Представив себе такое объявление по воздушному лайнеру, Валерий и Анатолий расхохотались, а Клоков продолжал:
— Дэйвид Прейкшайтис стал врачом, иногда пишет мне из Каунаса, Иво Рооба в Таллин перебрался, он же эстонец. Стал менеджером по продажам компьютеров, в Москву пару лет назад приезжал на выставку, встречались. Ну и Шурка Царьков теперь где-то в Сибири, футболистов тренирует.
Воспоминания были прерваны появлением Ирины, подавшей салат.
— Хорошая компания, — вернулся к разговору седой, когда официантка отошла. — У вас в классе что, одни мальчишки, что ли были?
— Да нет, девчонки, конечно тоже. Только сначала нам было не до них, а потом им уже не до нас. Про девчонок мне легче рассказать про выпуск через год после нас. Правда, их разметало посильнее… Нора Тракине аж в Веллингтоне теперь живет и зовется Норой Пламмер.
— Эх ты, — не удержался Валерий. — Это где ж ее с мужем жизнь свела?
— В Вильнюсе, в Вильнюсе… На какой-то сельскохозяйственной презентации.
— Вот ведь поворот, — покачал головой Анатолий. — Сходила на презентацию — и вперед, на другой конец земного шара.

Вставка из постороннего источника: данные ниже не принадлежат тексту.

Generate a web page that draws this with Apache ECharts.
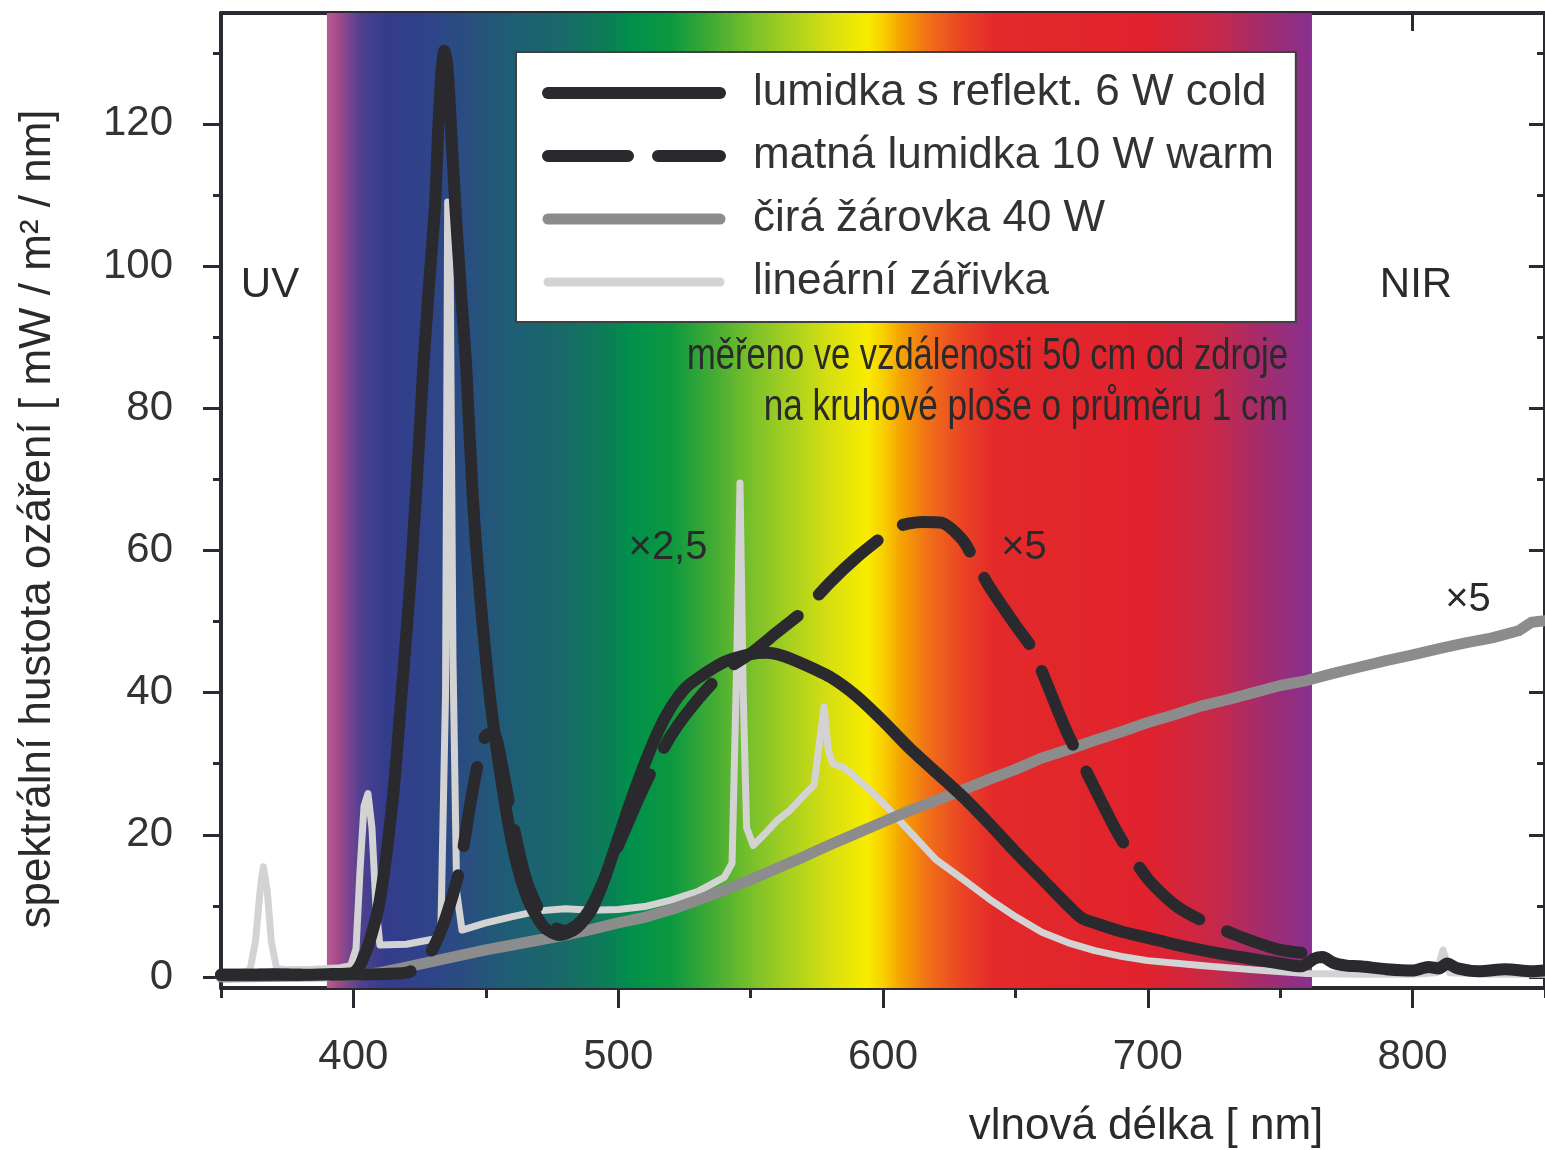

— Мир тесен, — наставительно произнес седой. — Ладно, давайте-ка по второй. За Маргариту. Я ее, правда, не знал, Толя тоже. Но любили они друг друга — это точно. Дай Бог всем супругам такой любви.
И снова не чокаясь, молча выпили. Слышно было, как рассчитывались покидающие кафе инженеры.
— Давайте-ка с закуской, — предложил генерал, пододвигая к себе салатницу, — это в двадцать-тридцать можно хоть литр без закуски усосать. А мне уже…
— Ладно, не надо прибедняться, — несколько недовольно пробурчал Клоков, так же приступая к салату. — Если надо, то, наверное, и сейчас литр тебя с ног не свалит.
Анатолий спешно нагнулся, чтобы начальник не заметил его улыбку.
— Именно, что "если надо", — наставительно заметил седой. — А сюда мы пришли все же Балиса вспомнить, а не нажраться. Хотя, иногда как вспомню те дни, и хочется надраться по черному.
— Из-за Балиса?
— Не только… И из-за Виктора тоже… Наивные мы тогда были, верили…
— А сейчас не веришь? — поинтересовался Сергей.
— А сейчас — как у Высоцкого:
Такие вот дела… А тогда доверчивые были слишком… Вот и получилось, что кто-то руки друга не дождался. Не потому, что боялись, не потому, что друзьями плохими были… Потому что верили, что за нас это сделают другие, кому положено… А сейчас я вот их, — генерал кивнул на Бреднева, — другому учу.
"Надеемся только на крепость рук,
На руки друга и вбитый крюк,
И молимся, чтобы страховка не подвела…".
— Своих прикрываем сами. До конца операции, — откликнулся тот.
— Верно. Не уйди бы я тогда от телецентра — хрен бы Виктора кому-то оставили. И Балиса бы с семьей сами вывезли.
— Ты же рассказывал, что ему предлагали…
— Предлагали… Толку-то… Не предлагать, делать было надо… Никто ведь и подумать не мог, что так все обернется. Как же эти сволочи быстро до него добрались…
— Самое странное, — задумчиво заметил Клоков, — до сих пор никто не знает, кто это делал. Рома, сестра Балисова…
— Рома? — удивился Бреднев.
— Обычное литовское имя, ее так в честь бабушки назвали, — пояснил Сергей. — Так вот, она замужем за каким-то большим человеком в их армии, короче, выясняли там втихаря, что и как. Получается — все не при чем, никто ничего о Балисе вообще не знал.